Верно, что римская политическая мысль уже очень рано стала использовать платонические понятия с целью понять и истолковать специфически римский политический опыт. И все-таки представляется, что лишь в христианскую эпоху платоновские невидимые духовные мерки, предназначенные для того, чтобы ими мерить и судить видимые, конкретные человеческие дела, в полной мере обнаружили свою политическую эффективность. С помощью Платона в римскую легенду об основании удалось встроить те самые части христианского учения, приспособить которые к римской политической структуре было бы крайне тяжело, а именно данные через откровение заповеди и истины о действительно трансцендентном авторитете, который не простирается над земным царством, как у Платона, а располагается вне него. Появилась возможность дать божественному откровению политическое толкование, состоявшее в том, что эталоны человеческого поведения и принципы политических сообществ, интуитивно предвосхищенные Платоном, наконец постигнуты напрямую. Как выразился один современный платоник, дела предстали так, будто прежняя платоновская «ориентация на незримую меру подтвердилась непосредственным откровением этой меры»[108]. В той мере, в какой доктрины и догматы католической церкви впитали греческую философию, римское политическое понятие авторитета, неизбежно базировавшееся на начинании, основании в прошлом, слилось в них с греческим представлением о внеположных правилах и мерилах. Теперь для всякого политического строя требовались общие и трансцендентные эталоны, под которые можно было бы подводить все особенное и имманентное, для всякого человеческого взаимодействия – моральные правила, а для каждого индивидуального суждения – разумные мерила. Пожалуй, ничто другое не снискало в конечном счете столь же огромного авторитета и не имело таких же далеко идущих последствий, как само это слияние.

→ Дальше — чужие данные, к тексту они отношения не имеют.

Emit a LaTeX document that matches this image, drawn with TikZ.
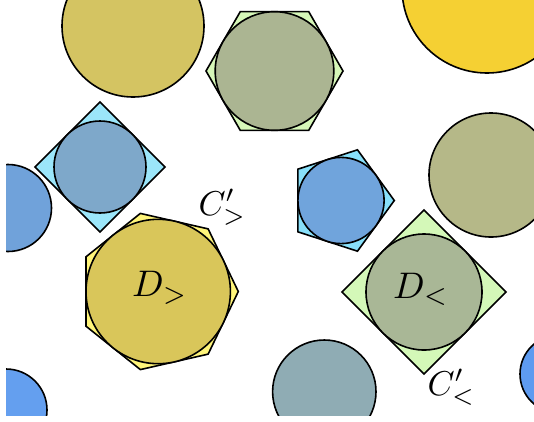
\documentclass[tikz,border=0pt]{standalone}
\begin{document}
\begin{tikzpicture}[x=1pt,y=-1pt,
  shp/.style={draw=black,line width=1.6pt,line join=miter},
  lbl/.style={anchor=base,inner sep=0pt,text=black}]
\useasboundingbox (0,0) rectangle (534,421);
\definecolor{olivecA}{HTML}{D4C462}
\definecolor{hexfill}{HTML}{D6F7B8}
\definecolor{hexcirc}{HTML}{ABB592}
\definecolor{yellowA}{HTML}{F5D033}
\definecolor{oliveB}{HTML}{B5B888}
\definecolor{diaLfill}{HTML}{9BE6FA}
\definecolor{diaLcirc}{HTML}{7EA8CA}
\definecolor{blueL}{HTML}{70A2DA}
\definecolor{penfill}{HTML}{88E0FA}
\definecolor{pencirc}{HTML}{70A4DC}
\definecolor{hepfill}{HTML}{FFF57A}
\definecolor{hepcirc}{HTML}{D9C65A}
\definecolor{diaRfill}{HTML}{D4F8B8}
\definecolor{diaRcirc}{HTML}{A9B796}
\definecolor{greyB}{HTML}{8FACB4}
\definecolor{blueBL}{HTML}{649FEF}
\definecolor{blueBR}{HTML}{5E9BF0}
\begin{scope}
\clip (6,0) rectangle (534,415);
% top olive circle
\draw[shp,fill=olivecA] (133,26) circle[radius=71];
% hexagon with circle
\draw[shp,fill=hexfill,shift={(274.5,71)}] (0:68.5) -- (60:68.5) -- (120:68.5) -- (180:68.5) -- (240:68.5) -- (300:68.5) -- cycle;
\draw[shp,fill=hexcirc] (274.5,71) circle[radius=59.3];
% top right yellow
\draw[shp,fill=yellowA] (487,-12) circle[radius=85];
% right olive circle
\draw[shp,fill=oliveB] (491,175) circle[radius=62];
% left diamond
\draw[shp,fill=diaLfill] (100,102) -- (165,167) -- (100,232) -- (35,167) -- cycle;
\draw[shp,fill=diaLcirc] (100,167) circle[radius=46];
% left blue circle
\draw[shp,fill=blueL] (8,208) circle[radius=43.5];
% pentagon
\draw[shp,fill=penfill,shift={(341,200.5)}] (0:53.3) -- (72:53.3) -- (144:53.3) -- (216:53.3) -- (288:53.3) -- cycle;
\draw[shp,fill=pencirc] (341,200.5) circle[radius=43.1];
% heptagon
\draw[shp,fill=hepfill,shift={(158.2,291.5)}] (0:80.1) -- (51.43:80.1) -- (102.86:80.1) -- (154.29:80.1) -- (205.71:80.1) -- (257.14:80.1) -- (308.57:80.1) -- cycle;
\draw[shp,fill=hepcirc] (158.2,291.5) circle[radius=72.2];
% right diamond
\draw[shp,fill=diaRfill] (424,210) -- (506,292) -- (424,374) -- (342,292) -- cycle;
\draw[shp,fill=diaRcirc] (424,292) circle[radius=58];
% bottom circles
\draw[shp,fill=greyB] (324.3,391.7) circle[radius=51.7];
\draw[shp,fill=blueBL] (6,410) circle[radius=41];
\draw[shp,fill=blueBR] (559,374) circle[radius=39];
\end{scope}
% labels
\node[lbl] (dg) at (160,296.5) {\scalebox{3.7}{$D_>$}};
\node[lbl] (dl) at (421,298) {\scalebox{3.7}{$D_<$}};
\node[lbl] (cg) at (222.5,215) {\scalebox{3.45}{$C'_>$}};
\node[lbl] (cl) at (451.5,395) {\scalebox{3.45}{$C'_<$}};
\end{tikzpicture}
\end{document}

С тех пор выяснилось (и этот факт свидетельствует об устойчивости слияния), что стоит поставить под сомнение или исключить какую-то из составляющих римского триединства, религию, авторитет или традицию, и на оставшиеся две уже нельзя положиться. Вот почему Лютер ошибался, когда думал, что его атака на светский авторитет церкви и призыв к индивидам судить самостоятельно не затронет религию и традицию. Также ошибались и политические теоретики XVII века во главе с Гоббсом, когда надеялись сохранить авторитет и религию, отказавшись от традиции. Наконец, ошибались и гуманисты, думая, что можно оставить в целости и сохранности традицию западной цивилизации при отсутствии религии и авторитета.
V
Самое важное политическое последствие слияния римских политических учреждений с греческими философскими идеями было в том, что оно позволило церкви истолковать довольно туманные и несогласованные раннехристианские представления о загробной жизни в свете платоновских политических мифов и тем самым возвести в ранг догматической непреложности проработанную систему наград и воздаяний для тех, кто не получил по заслугам за свои деяния и злодеяния на Земле. Это случилось не раньше V века, когда более ранние учения о спасении всех грешников, даже самого Сатаны (как учил Ориген и как все еще считал Григорий Нисский), и толкование адских мук как духовных мук, как терзаний совести (чему тоже учил Ориген), были объявлены еретическими; но это совпало по времени с падением Рима, когда надежные мирские порядки раз и навсегда исчезли, церковь приняла на себя ответственность за мирские дела, а папство превратилось в светскую власть. Конечно, популярные и буквальные представления о загробном мире с наградами и воздаяниями были тогда распространены так же широко, как и во времена античности. Однако первоначальная христианская трактовка этих верований была созвучна идеям «благовестия» и искупления: речь шла не об угрозе вечного воздаяния и вечных мук, а, наоборот, о descensus ad inferos, сошествии Христа в преисподнюю, где он провел три дня между смертью и воскресением, чтобы уничтожить ад, победить Сатану и спасти души мертвых грешников, как он уже спас души живых, от смерти и наказаний.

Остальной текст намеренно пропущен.